Para contestar a esta pregunta Ernest Hemingway, dedicó centenares de páginas. Hoy, para responderla en España, solo se precisan cuatro palabras: "Las campanas no doblan".
Hasta no hace mucho tiempo, las campanas eran el lenguaje del Pueblo por todos entendido. Ellas nos marcaban la hora del día en la que se vivía; ellas, repicaban de alegría los días de júbilo; eran la señal de alarma en caso de necesidad; y con su lento doblar nos comunicaban la desgracia de una muerte.
El lento golpear del badajo nos decía que alguien había muerto.
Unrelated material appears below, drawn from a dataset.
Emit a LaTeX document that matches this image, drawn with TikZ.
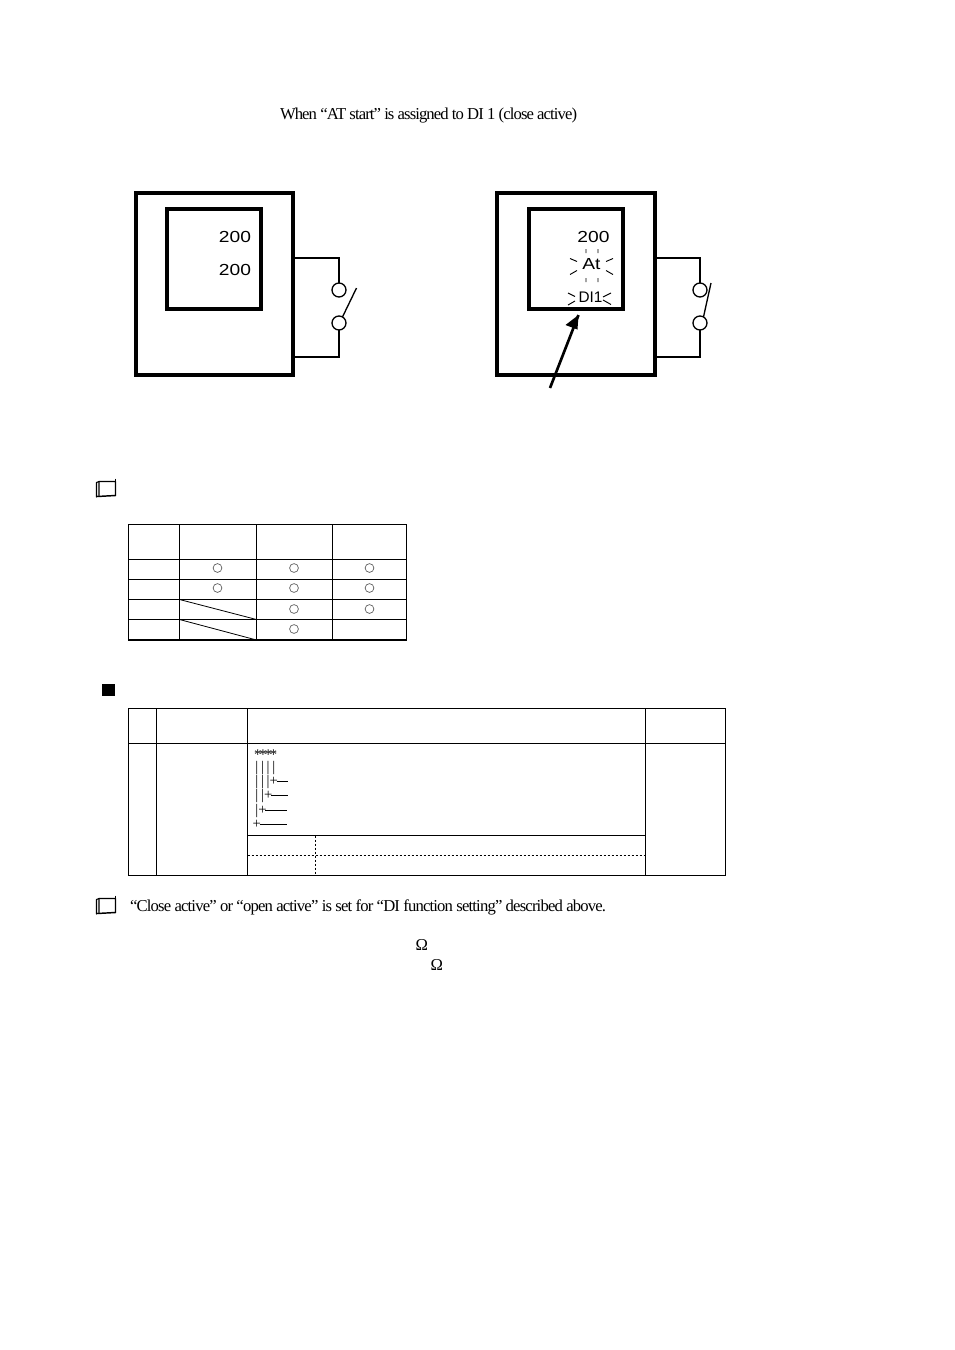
\documentclass[tikz,border=0pt]{standalone}
\usepackage{fontspec}
\setmainfont{Liberation Serif}
\newfontfamily\lcdfont[FakeStretch=1.2]{Liberation Sans}
\newfontfamily\lcdplain{Liberation Sans}
\newcommand{\tc}[1]{\makebox[4.25pt]{#1}}
\newcommand{\trule}[1]{\rule[2.4pt]{#1}{0.7pt}}
\tikzset{
  x=0.75pt,y=-0.75pt,
  box/.style={draw,line width=3pt,minimum width=#1,inner sep=0,outer sep=0},
  lcdtxt/.style={inner sep=0,outer sep=0,font=\lcdfont\fontsize{12pt}{13pt}\selectfont,anchor=base},
  wire/.style={line width=1pt},
  term/.style={circle,draw,line width=1pt,minimum size=10.5pt,inner sep=0,outer sep=0},
  flick/.style={line width=0.7pt},
  grid1/.style={line width=0.8pt},
  griddash/.style={line width=0.8pt,dash pattern=on 2pt off 1pt},
  okmark/.style={circle,draw=black!65,line width=0.5pt,minimum size=6.6pt,inner sep=0,outer sep=0},
  body/.style={inner sep=0,outer sep=0,anchor=base west,font=\fontsize{12.5pt}{14pt}\selectfont},
  treetxt/.style={inner sep=0,outer sep=0,anchor=base west,font=\fontsize{11pt}{12pt}\selectfont},
  noteicon/.style={line width=1.1pt,line join=round,line cap=round},
  noteedge/.style={line width=0.8pt,line cap=round}
}
\begin{document}
\begin{tikzpicture}
\useasboundingbox (0,0) rectangle (954,1350);
% title
\node[body] (title) at (280,119) {\addfontfeature{LetterSpace=-5.5}When “AT start” is assigned to DI 1 (close active)};
% left instrument
\node[box=117.75pt,minimum height=136.5pt] (outerL) at (214.2,284) {};
\node[box=70pt,minimum height=75pt] (innerL) at (214,259) {};
\node[lcdtxt] (pvL) at (235,242.5) {200};
\node[lcdtxt] (svL) at (235,275.5) {200};
\node[term] (t1L) at (339,290) {};
\node[term] (t2L) at (339,323) {};
\coordinate (wtL) at (339,258);
\coordinate (wbL) at (339,357);
\coordinate (levL) at (356.5,288);
\draw[wire] (outerL.east |- wtL) -- (wtL) -- (t1L.north);
\draw[wire] (outerL.east |- wbL) -- (wbL) -- (t2L.south);
\draw[wire] (t2L.60) -- (levL);
% right instrument
\node[box=118.5pt,minimum height=136.5pt] (outerR) at (576,284) {};
\node[box=71pt,minimum height=75pt] (innerR) at (576,259) {};
\node[lcdtxt] (pvR) at (593.5,242.5) {200};
\node[lcdtxt] (atR) at (591.5,269.5) {At};
\node[lcdtxt,font=\lcdplain\fontsize{11.5pt}{12pt}\selectfont] (diR) at (590.5,302) {DI1};
\node[term] (t1R) at (700,290) {};
\node[term] (t2R) at (700,323) {};
\coordinate (wtR) at (700,258);
\coordinate (wbR) at (700,357);
\coordinate (levR) at (711,283);
\draw[wire] (outerR.east |- wtR) -- (wtR) -- (t1R.north);
\draw[wire] (outerR.east |- wbR) -- (wbR) -- (t2R.south);
\draw[wire] (t2R.60) -- (levR);
\coordinate (arrS) at (550,388);
\coordinate (arrE) at (578.5,315);
\draw[line width=2pt] (arrS) -- (arrE);
\fill (arrE) -- (565.5,325) -- (577.5,329.5) -- cycle;
\draw[flick] (586,249)--(586,253) (598,249)--(598,253) (586,278)--(586,282) (598,278)--(598,282)
  (570,258.5)--(577,261.5) (570,274.5)--(577,270.5) (606,261.5)--(613,258.5) (606,270.5)--(613,274.5)
  (568,293)--(575,296.5) (568,305)--(575,301) (603,297)--(611,293) (603,300)--(611,304.5);
% note icon 1
\draw[noteicon] (99,481.5) -- (115.5,481.5) -- (115.5,495.5) -- (97,496.5);
\draw[noteedge] (96.5,482.5) -- (96.5,497) (99,481.5) -- (99,495.5) (96.5,482.5) -- (99,481.5);
\draw[noteicon] (115.5,481.5) -- (115.5,479.5);
% table 1
\draw[grid1] (128.5,524.5) rectangle (406.5,640);
\draw[grid1] (179.5,524.5)--(179.5,640) (256.5,524.5)--(256.5,640) (332.5,524.5)--(332.5,640);
\draw[grid1] (128.5,559.5)--(406.5,559.5) (128.5,579.5)--(406.5,579.5) (128.5,599.5)--(406.5,599.5) (128.5,619.5)--(406.5,619.5);
\draw[line width=1.3pt] (128.5,640)--(406.5,640);
\draw[line width=0.6pt] (179.5,599.5)--(256.5,619.5) (179.5,619.5)--(256.5,640);
\node[okmark] (o11) at (217.5,568) {};
\node[okmark] (o12) at (294,568) {};
\node[okmark] (o13) at (369.5,568) {};
\node[okmark] (o21) at (217.5,588) {};
\node[okmark] (o22) at (294,588) {};
\node[okmark] (o23) at (369.5,588) {};
\node[okmark] (o32) at (294,609) {};
\node[okmark] (o33) at (369.5,609) {};
\node[okmark] (o42) at (294,629) {};
% square bullet
\fill (102,684) rectangle (115,696);
% table 2
\draw[grid1] (128.5,708.5) rectangle (725.5,875.5);
\draw[grid1] (156.5,708.5)--(156.5,875.5) (247.5,708.5)--(247.5,875.5) (645.5,708.5)--(645.5,875.5);
\draw[grid1] (128.5,743.5)--(725.5,743.5) (247.5,835.5)--(645.5,835.5);
\draw[griddash] (247.5,855.5)--(645.5,855.5) (315.5,835.5)--(315.5,875.5);
% tree text
\node[treetxt] (tr0) at (254,759) {\addfontfeature{LetterSpace=-14}****};
\node[treetxt] (tr1) at (254,771) {\tc{|}\tc{|}\tc{|}\tc{|}};
\node[treetxt] (tr2) at (254,785) {\tc{|}\tc{|}\tc{|}\tc{+}\trule{8.5pt}};
\node[treetxt] (tr3) at (254,799) {\tc{|}\tc{|}\tc{+}\trule{12.5pt}};
\node[treetxt] (tr4) at (254,814) {\tc{|}\tc{+}\trule{16.5pt}};
\node[treetxt] (tr5) at (254,828) {\tc{+}\trule{20.5pt}};
% note icon 2
\draw[noteicon] (99,898.5) -- (115.5,898.5) -- (115.5,912.5) -- (97,913.5);
\draw[noteedge] (96.5,899.5) -- (96.5,914) (99,898.5) -- (99,912.5) (96.5,899.5) -- (99,898.5);
\draw[noteicon] (115.5,898.5) -- (115.5,896.5);
\node[body] (note) at (130,911) {\addfontfeature{LetterSpace=-5}“Close active” or “open active” is set for “DI function setting” described above.};
\node[body] (om1) at (415.5,950) {Ω};
\node[body] (om2) at (430.5,970) {Ω};
\end{tikzpicture}
\end{document}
La cadencia de su sonido acompañaba al difunto hasta su última morada, con su melancólico son.
Hoy, las campanas permanecen en silencio; y nuestros muertos deben abandonar este mundo sin ni tan siquiera gozar de la compañía del sonido de una campana.
Hoy, nuestros muertos, van de una fría cama de hospital, o desde la soledad de sus casas, hasta la húmeda tierra que les dará cobijo, en el más triste de los silencios, sin más ruido que el que el viento produce al mover las hojas de los cipreses. Se les ha privado del sonido del llanto de sus seres queridos; del homenaje de sus deudos, y hasta el triste doblar de una campana les es negado.
Visitando países de la antigua Yugoslavia, escuchaba, estremecido, el relato de cómo los muertos que inundaban las calles eran recogidos por la noche para evitar los disparos de los francotiradores, y ser enterrados en cualquier lugar que pudiera albergar sus restos mortales. Ya fuera un huerto, un jardín, o un estadio de futbol.
Aunque no haya francotiradores que disparan, nuestros muertos de hoy son enterrados con nocturnidad y en silencio; para que no se sepa que nos han dejado. Son llevados a su última morada en la clandestinidad, y, casi, en la indignidad; sin una oración en su memoria; sin un panegírico que recuerde lo bueno que hicieron en la vida; y sin el triste sonido de una campana.
España se avergüenza de sus muertos; porque, son el testigo irrefutable de un fracaso como sociedad ,que no tiene el valor de exigir que sean enterrados y recordados con respeto.
De las frías cámara frigoríficas, o desde las pistas de hielo, son sacados clandestinamente cuidando de que ningún "francotirador" armado con una cámara de fotografiar, plasme su último viaje.
Los otros, los vivos enterrados en vida, tapan ese silencio cómplice con el cántico de las bondades de un confinamiento, para que alguien, esta vez sí, les grabe y emita su felicidad por cualquier medio.
Mientras unos cantan, otros bailan, y otros aplauden en los balcones; las campanas siguen en silencio. No vaya a ser que con su doblar, nos recuerden que decenas de miles de personas ya no están entre nosotros.
Algunos tienen la osadía de decir que esa ocultación no es tal; que nuestros muertos son enterrados con dignidad, y que quien eso propala miente.
Quienes no mienten son las campanas, que con su estruendoso silencio nos dicen que nadie se acuerda de ellos. Que nadie les aplaude; que nadie les canta. En definitiva que a nadie le importa que vivieran o murieran. Quizás, hasta los badajos de las campanas sienten vergüenza y por ello callan. Vergüenza por contemplar, de las alturas de sus atalayas, cómo hay españoles que se alegran de la muerte de sus compatriotas; o cómo discuten a voz en grito, si un anciano tiene derecho a la vida.
Ernest Hemingway, en nuestros días no hubiera podido publicar su famosa novela. Porque, a diferencia de aquel lejano año de 1940, en que su obra vio la luz, las campanas que hoy permanecen silenciosas,; mientras la de aquellos años siniestros doblaban por los muertos de una Guerra Civil cruel; pero, que, al menos, daba sepultura, cristiana o no, a quienes perdían la vida. El ¿quién? de Ernest Hemingway, era una pregunta retórica; porque, la respuesta se sabía de antemano. Las campanas doblaban por España. La de los muertos y la de los vivos.